Temperatures are expected to cool down by the weekend. “Cooler temperatures, and perhaps some rain showers,” said Wagar. “But cooler is just cooler than 30.”

Wagar says the heat – and the conditions that have led to it – are to blame for the spread of numerous grass and brush fires in central Alberta.

“With this very warm, very dry, very stagnant and windy flow pattern, that really is the trifecta of the heightened fire risk, so I think it’s no surprise to see the fires we’ve had so far,” she said. “Hopefully the incoming rain will help the situation in that respect a little bit, but at this time it doesn’t look like a full, heavy, multi-day rain period, but really at this point any rain will be helpful.”

Is Edmonton at fire risk?

Edmonton fire fighters spent time this week putting out grass and brush fires around the city, like the one that shut down the Henday for part of Monday afternoon.

A fire ban was implemented Tuesday prohibiting open burning, fireworks, backyard fire pits and cooking stoves and BBQs that use fuels like wood and briquettes. The ban is in effect “until further notice.”

WATCH: Efforts underway to protect Hamlet of Wildwood from out-of-control wildfire west of Edmonton

“It is unprecedented,” said Jen Beverly, a University of Alberta professor specializing in wildland fire science and management. “I’ve never seen this in my 20 years in the city, this number of fires popping up with this intensity.”

Seven years since Fort McMurray wildfires

Beverly says the conditions were similar in 2016 when a devastating wildfire ravaged Fort McMurray.

But Edomnton’s fire chief would not say the city’s at risk of such a massive fire like that one seven years ago.

“It really does depend on where the fire starts, where the wind direction is, what direction it takes the fire in, and in relation to the proximity of the properties that border that area,” said Chief David Lazenby. “But it’s all speculation and I don’t want to unduly worry anyone.”

Beverly says spring fires are mostly caused by people.

“The lightning season really doesn’t get into full force until June, July, so those spring fires are preventable,” she said.

Those who clean up after fires are warning people in cities to be prepared.

“People who live in the north and remote communities are good at being prepared because they have to be,” said Jim Mandeville with First Onsite. “Those of us who live in the city, not very good at all.”

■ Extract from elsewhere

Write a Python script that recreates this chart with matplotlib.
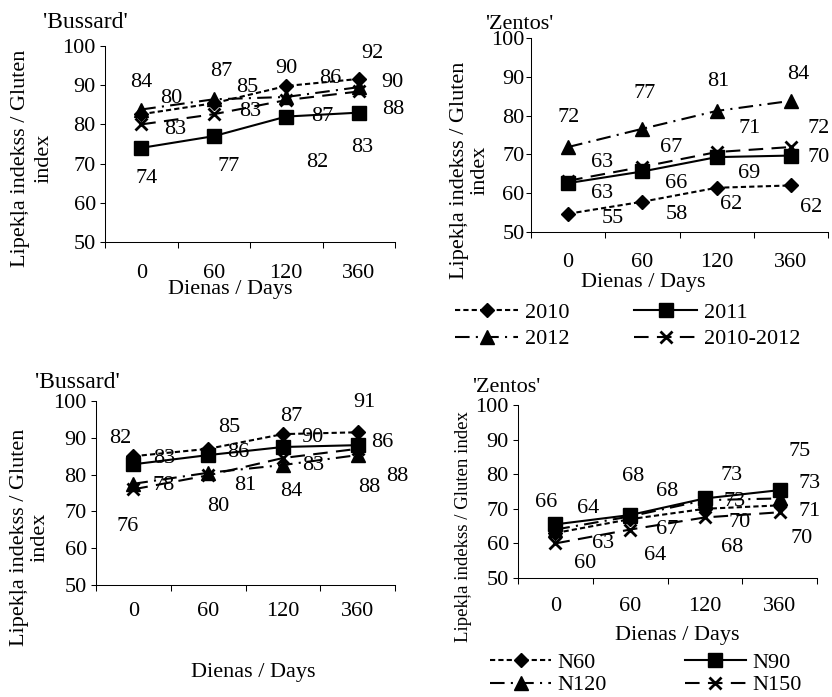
import matplotlib
matplotlib.use('Agg')
import matplotlib.pyplot as plt

plt.rcParams['font.family'] = ['Liberation Serif', 'DejaVu Serif']
plt.rcParams['font.size'] = 16

W, H = 832, 697

# ---------------- data ----------------
categories = ['0', '60', '120', '360']

year_names = ['2010', '2011', '2012', '2010-2012']
nitro_names = ['N60', 'N90', 'N120', 'N150']

# Top-left: 'Bussard' by year
bus_y2010 = [82.6, 85.4, 89.8, 91.6]
bus_y2011 = [74.0, 77.0, 82.0, 83.0]
bus_y2012 = [83.8, 86.4, 87.0, 89.5]
bus_ymean = [80.0, 82.6, 86.2, 88.4]
bus_y2010_lbl = ['83', '85', '90', '92']
bus_y2011_lbl = ['74', '77', '82', '83']
bus_y2012_lbl = ['84', '87', '87', '90']
bus_ymean_lbl = ['80', '83', '86', '88']

# Top-right: 'Zentos' by year
zen_y2010 = [54.7, 57.8, 61.4, 62.0]
zen_y2011 = [62.6, 65.6, 69.3, 69.7]
zen_y2012 = [71.9, 76.6, 81.2, 83.8]
zen_ymean = [63.2, 66.8, 70.6, 71.9]
zen_y2010_lbl = ['55', '58', '62', '62']
zen_y2011_lbl = ['63', '66', '69', '70']
zen_y2012_lbl = ['72', '77', '81', '84']
zen_ymean_lbl = ['63', '67', '71', '72']

# Bottom-left: 'Bussard' by nitrogen rate
bus_n60 = [85.0, 87.0, 91.0, 91.5]
bus_n90 = [82.8, 85.3, 87.5, 88.0]
bus_n120 = [77.5, 80.5, 82.6, 85.3]
bus_n150 = [76.0, 79.8, 84.5, 87.0]
bus_n60_lbl = ['82', '85', '87', '91']
bus_n90_lbl = ['83', '86', '90', '86']
bus_n120_lbl = ['78', '81', '83', '88']
bus_n150_lbl = ['76', '80', '84', '88']

# Bottom-right: 'Zentos' by nitrogen rate
zen_n60 = [63.0, 67.0, 70.0, 71.0]
zen_n90 = [65.5, 68.2, 73.0, 75.4]
zen_n120 = [64.0, 67.8, 72.5, 73.0]
zen_n150 = [60.0, 64.0, 67.5, 69.0]
zen_n60_lbl = ['63', '67', '70', '71']
zen_n90_lbl = ['66', '68', '73', '75']
zen_n120_lbl = ['64', '68', '73', '73']
zen_n150_lbl = ['60', '64', '68', '70']

# ---------------- label offsets (dx in categories, dy in index units) ----------------
off_p1 = [
    ([0.47, 0.46, 0.0, 0.19], [-4.0, 3.9, 4.5, 6.6]),
    ([0.07, 0.2, 0.43, 0.05], [-7.7, -7.8, -11.6, -8.8]),
    ([0.0, 0.11, 0.5, 0.47], [7.0, 7.0, -5.1, 1.3]),
    ([0.41, 0.5, 0.61, 0.47], [6.7, 0.6, 5.6, -4.7]),
]
off_p2 = [
    ([0.6, 0.46, 0.2, 0.27], [-1.1, -3.4, -4.2, -5.8]),
    ([0.46, 0.46, 0.44, 0.38], [-2.6, -3.0, -4.1, -0.4]),
    ([0.01, 0.03, 0.02, 0.1], [7.7, 9.0, 7.5, 6.7]),
    ([0.46, 0.39, 0.44, 0.38], [4.6, 5.1, 6.2, 4.9]),
]
off_p3 = [
    ([-0.18, 0.28, 0.11, 0.09], [4.9, 5.9, 4.7, 8.2]),
    ([0.41, 0.4, 0.4, 0.33], [1.6, 0.6, 2.6, 0.8]),
    ([0.41, 0.5, 0.4, 0.53], [-0.4, -3.4, -0.1, -5.7]),
    ([-0.08, 0.13, 0.11, 0.15], [-10.2, -8.6, -9.2, -10.4]),
]
off_p4 = [
    ([0.64, 0.5, 0.47, 0.4], [-2.9, -3.1, -4.1, -1.9]),
    ([-0.12, 0.04, 0.36, 0.27], [6.2, 11.0, 6.5, 11.3]),
    ([0.44, 0.5, 0.4, 0.4], [6.2, 7.3, -0.5, 4.2]),
    ([0.4, 0.33, 0.37, 0.29], [-5.7, -7.6, -8.8, -7.7]),
]

# ---------------- styles ----------------
styles = [
    dict(linestyle=(0, (2.5, 1.5)), marker='D', markersize=7.3),
    dict(linestyle='-', marker='s', markersize=9.5),
    dict(linestyle=(0, (7, 3, 1, 3)), marker='^', markersize=10.5),
    dict(linestyle=(0, (7, 4)), marker='x', markersize=9, markeredgewidth=2),
]


def rect(l, r, t, b):
    return [l / W, 1 - b / H, (r - l) / W, (b - t) / H]


def fx(x):
    return x / W


def fy(y):
    return 1 - y / H


fig = plt.figure(figsize=(W / 100, H / 100), dpi=100)


def draw_panel(box, series, labels, offsets, names, xpad, ypad):
    ax = fig.add_axes(rect(*box))
    x = list(range(len(categories)))
    handles = []
    for vals, lbls, (dxs, dys), st, nm in zip(series, labels, offsets, styles, names):
        h, = ax.plot(x, vals, color='black', linewidth=1.5, markerfacecolor='black',
                     markeredgecolor='black', clip_on=False, label=nm, **st)
        handles.append(h)
        for xi, v, t, dx, dy in zip(x, vals, lbls, dxs, dys):
            ax.text(xi + dx, v + dy, t, ha='center', va='center', fontsize=16)
    ax.set_xlim(-0.5, 3.5)
    ax.set_ylim(50, 100)
    ax.set_yticks([50, 60, 70, 80, 90, 100])
    ax.set_xticks(x)
    ax.set_xticklabels(categories)
    ax.set_xticks([-0.5, 0.5, 1.5, 2.5, 3.5], minor=True)
    ax.tick_params(axis='x', which='major', length=0, pad=xpad, labelsize=16)
    ax.tick_params(axis='x', which='minor', length=4.5, width=0.75, direction='out')
    ax.tick_params(axis='y', length=3.6, width=0.75, direction='out', pad=ypad, labelsize=16)
    for s in ['top', 'right']:
        ax.spines[s].set_visible(False)
    for s in ['left', 'bottom']:
        ax.spines[s].set_linewidth(0.75)
    ax.patch.set_alpha(0)
    return ax, handles


ax1, h1 = draw_panel((105, 395, 46, 242),
                     [bus_y2010, bus_y2011, bus_y2012, bus_ymean],
                     [bus_y2010_lbl, bus_y2011_lbl, bus_y2012_lbl, bus_ymean_lbl],
                     off_p1, year_names, 16, 3)
ax2, h2 = draw_panel((531, 828, 38, 232),
                     [zen_y2010, zen_y2011, zen_y2012, zen_ymean],
                     [zen_y2010_lbl, zen_y2011_lbl, zen_y2012_lbl, zen_ymean_lbl],
                     off_p2, year_names, 15, 1)
ax3, h3 = draw_panel((96, 395, 401, 585),
                     [bus_n60, bus_n90, bus_n120, bus_n150],
                     [bus_n60_lbl, bus_n90_lbl, bus_n120_lbl, bus_n150_lbl],
                     off_p3, nitro_names, 12, 3)
ax4, h4 = draw_panel((518, 817, 405, 578),
                     [zen_n60, zen_n90, zen_n120, zen_n150],
                     [zen_n60_lbl, zen_n90_lbl, zen_n120_lbl, zen_n150_lbl],
                     off_p4, nitro_names, 14, 3)

# titles
fig.text(fx(43), fy(28), "'Bussard'", ha='left', va='baseline', fontsize=17)
fig.text(fx(485), fy(29), "'Zentos'", ha='left', va='baseline', fontsize=16)
fig.text(fx(35), fy(388), "'Bussard'", ha='left', va='baseline', fontsize=17)
fig.text(fx(472), fy(392), "'Zentos'", ha='left', va='baseline', fontsize=16)

# y labels
fig.text(fx(32), fy(158), 'Lipekļa indekss / Gluten\nindex', rotation=90, ha='center',
         va='center', multialignment='center', fontsize=16, linespacing=1.3)
fig.text(fx(470), fy(170), 'Lipekļa indekss / Gluten\nindex', rotation=90, ha='center',
         va='center', multialignment='center', fontsize=16, linespacing=1.1)
fig.text(fx(30), fy(537), 'Lipekļa indekss / Gluten\nindex', rotation=90, ha='center',
         va='center', multialignment='center', fontsize=16, linespacing=1.1)
fig.text(fx(463), fy(527), 'Lipekļa indekss / Gluten index', rotation=90, ha='center',
         va='center', fontsize=13.5)

# x labels
fig.text(fx(230), fy(294), 'Dienas / Days', ha='center', va='baseline', fontsize=16)
fig.text(fx(643), fy(287), 'Dienas / Days', ha='center', va='baseline', fontsize=16)
fig.text(fx(253), fy(677), 'Dienas / Days', ha='center', va='baseline', fontsize=16)
fig.text(fx(677), fy(640), 'Dienas / Days', ha='center', va='baseline', fontsize=16)

# legends (row-major order: 1st, 2nd on row one)
order = [0, 2, 1, 3]
fig.legend([h2[i] for i in order], [year_names[i] for i in order], ncol=2,
           loc='upper left', bbox_to_anchor=(fx(455), fy(302)), frameon=False,
           fontsize=16, handlelength=2.85, handletextpad=0.3, columnspacing=2.9,
           labelspacing=0.28, borderpad=0, borderaxespad=0)
fig.legend([h4[i] for i in order], [nitro_names[i] for i in order], ncol=2,
           loc='upper left', bbox_to_anchor=(fx(490), fy(652)), frameon=False,
           fontsize=16, handlelength=2.75, handletextpad=0.3, columnspacing=3.5,
           labelspacing=0.1, borderpad=0, borderaxespad=0)

fig.savefig('out.png', dpi=100)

WATCH: Wildfires continue to grow around Edmonton as province remains dry

Mandeville was on the ground in Fort McMurray in 2016 assisting first responders.

He says residents of the Prairies always need to be concerned about wildfire threats.

“We had a big one in Saskatchewan last year that ran for 20-something kilometres across grass basically,” he recalled. “When things get that dry, they’ll burn.”